A Brief Comment on God’s Love of Benevolence and Love of Complacency

A friend of mine on Facebook recently posted a picture that included these words:
God loves you because of who God is, not because of anything you did or didn’t do.
I left this comment:

While this quote says something that is true, it is too simple. As far as God’s “love of benevolence” which He has for all mankind made in His image, no matter what they do or don’t do, the quote is true. However, theologians rightly distinguish this sense of love from God’s “love of complacency,” which concerns God’s love for and delight in those who are obedient. The following passages speak to this second sense of God’s love, such that we may or may not abide in this love:

NKJ John 14:21 “He who has My commandments and keeps them, it is he who loves Me. And he who loves Me will be loved by My Father, and I will love him and manifest Myself to him.”

NKJ John 14:23 Jesus answered and said to him, “If anyone loves Me, he will keep My word; and My Father will love him, and We will come to him and make Our home with him.”

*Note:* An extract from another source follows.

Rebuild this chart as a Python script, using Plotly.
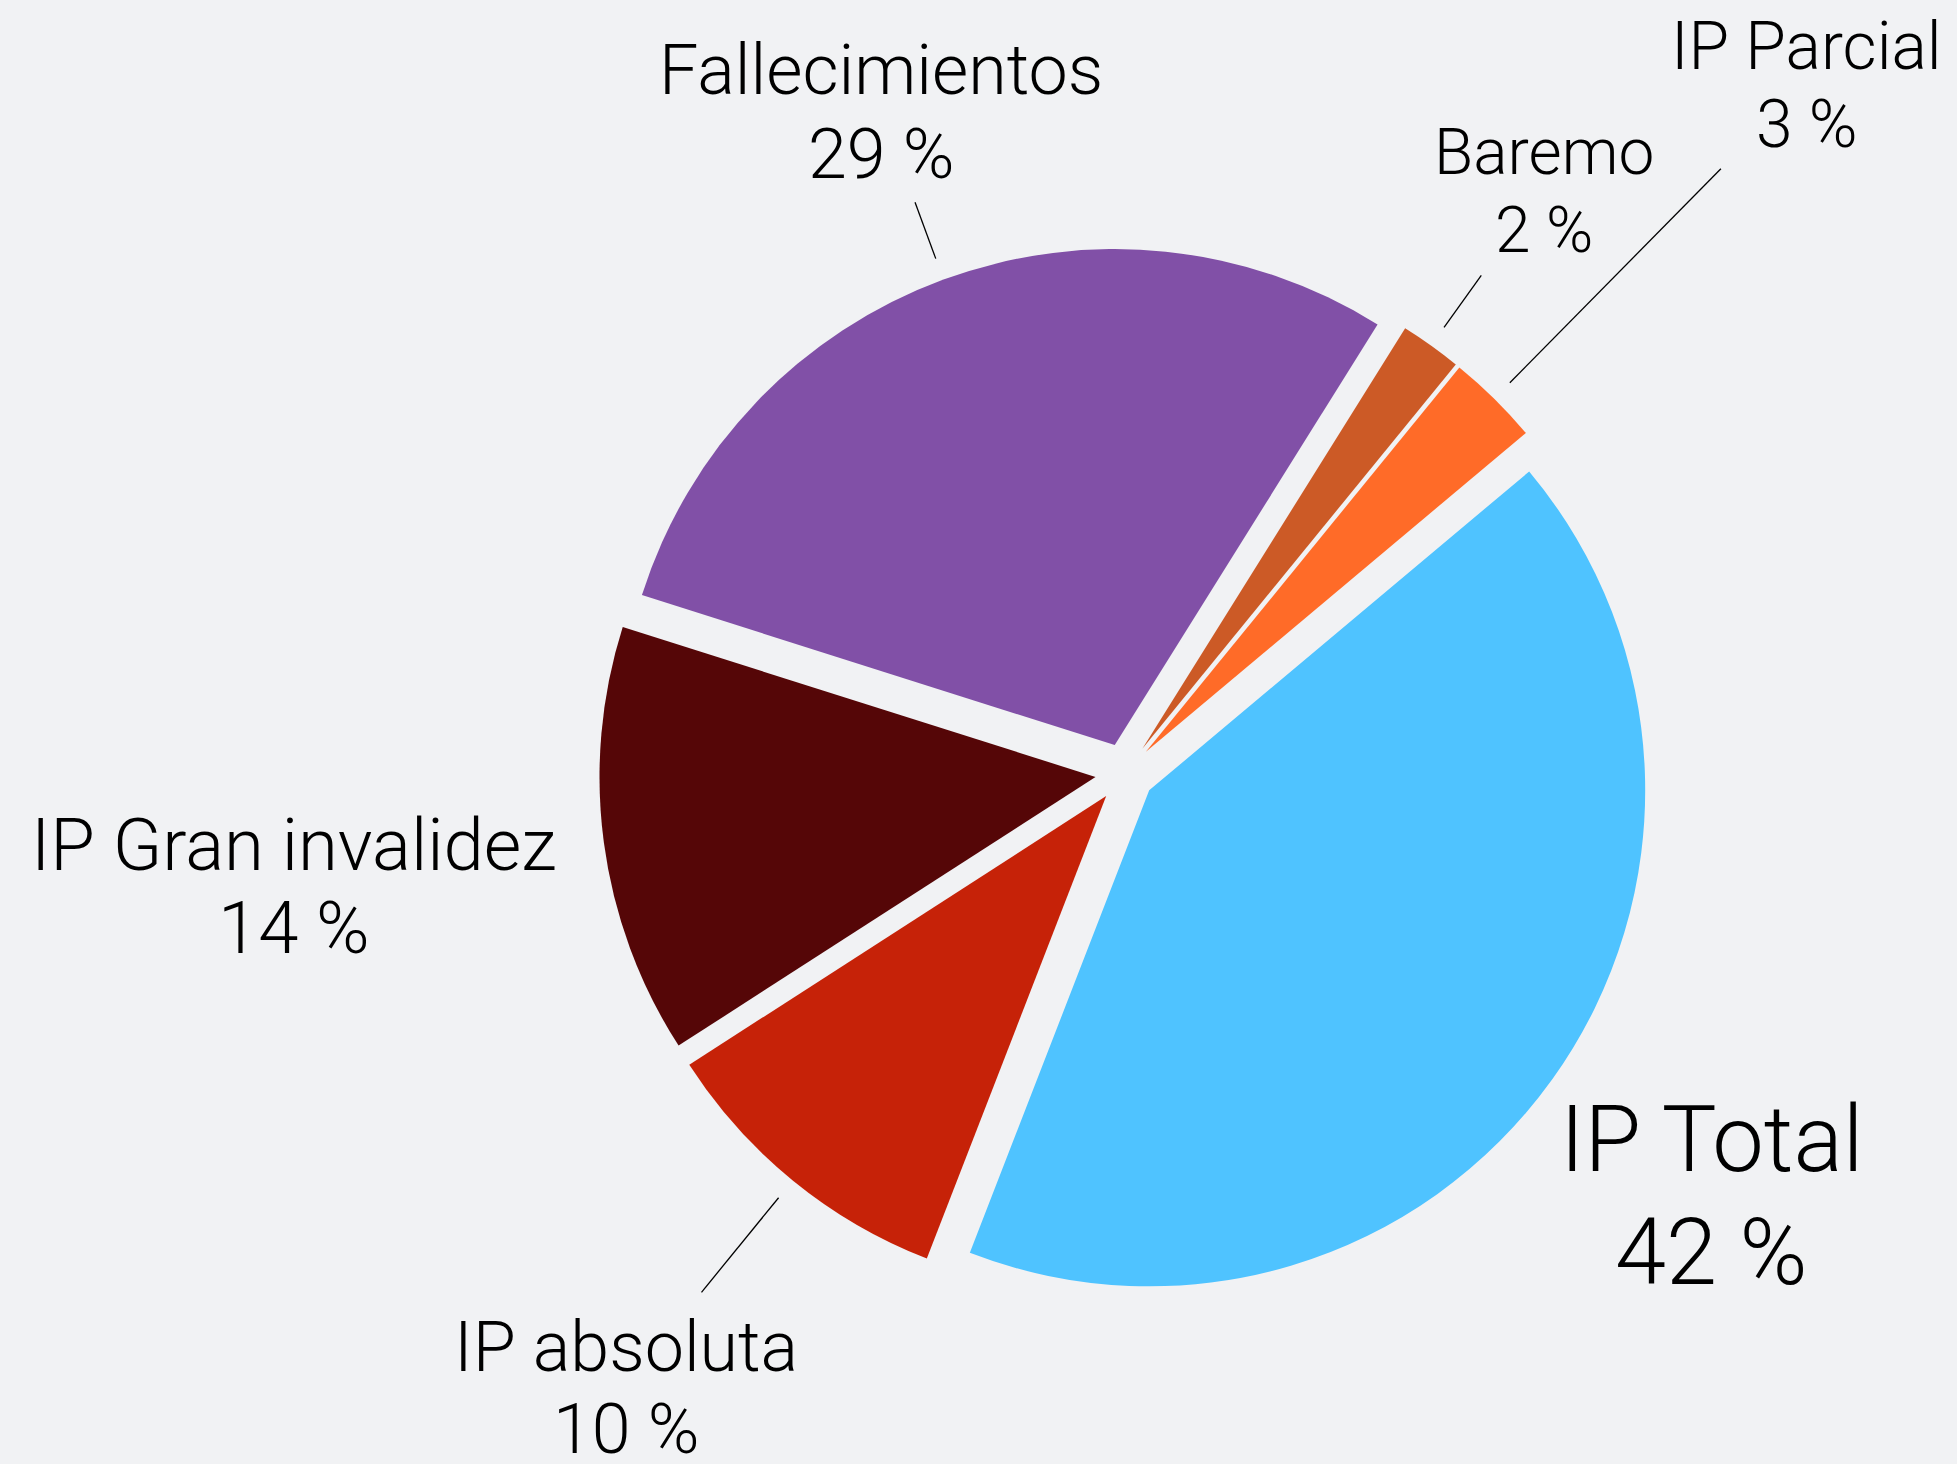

NKJ John 15:9–10 9 “As the Father loved Me, I also have loved you; abide in My love. 10 If you keep My commandments, you will abide in My love, just as I have kept My Father’s commandments and abide in His love.”

One can see that this sense of God’s love is conditional, and depends on what we do or don’t do. We can liken these two senses of God’s love to human parents who love all their children no matter what they do or don’t do (“love of benevolence”), but take delight in and have a growing affection (“love of complacency”) for children who are obedient. Considering these two aspects of God’s love allows us to account for the above passages which are conditional, as well as for others that differ, and are unconditional in nature. The distinction is important.

Mark Jones noted:
This view [on love of benevolence and love of complacency, and God loving obedient Christians more and more] is by far the majority position among Reformed divines from the time of the Reformation onward, but today it is hardly ever discussed or preached on in Reformed circles.
Mark Jones, Antinomianism: Reformed Theology’s Unwelcome Guest? (Phillipsburg: NJ: P&R Publishing, 2013), 86.

5 comments:

MarieP said...

Mark Jones just gave an excellent paper on Antinomianism at the Andrew Fuller Conference at SBTS. He mentioned God's "love of benevolence" vs "love of complacency," and he stated that this was a distinction that may stem from Edwards, but that he hasn't seen a whole lot written on it except in various systematics. He has a whole chapter defending the concept in his forthcoming book (due out next month!)

Tony Byrne said...

Thanks for the notice, Marie. I hope that the Fuller Conference audio is posted on the Internet. I would very much like to hear some of the lectures.

Also, the love of benevolence (amor benevolentiae)/love of complacency (amor complacentiae) distinction is much older than Edwards. It is in the schoolmen (such as Aquinas and Anselm), the early Reformers and in the Puritans. Scroll through some of my Thomas Manton quotations and you will see him making the distinction. I've seen it in Witsius, Turretin, Ames, von Mastricht, Baxter, and others. The distinction is very old. It would not surprise me if it is in Augustine, Chrysostom, Aristotle (in his discussion on friendship) and Cicero.

Caleb Kolstad said...

I'm preaching through John 14:16-26 and found your comments here via google. Thanks for your work on this subject. Elyse Fitpatrick and others are not writing with enough theological precision and it is hurting the evangelical Church.

Caleb Kolstad said...

Also would you object to me posting this article on my personal blog
http://preacherboy316pt2.blogspot.com/

Thanks kindly,
CK

Tony Byrne said...

Hi, Caleb.

Thanks for visiting my blog. I am glad you found the post and comments useful. I hope the insight edifies your congregation as you preach through those verses in John 14.

Feel free to share the article on your blog with a link to the original source.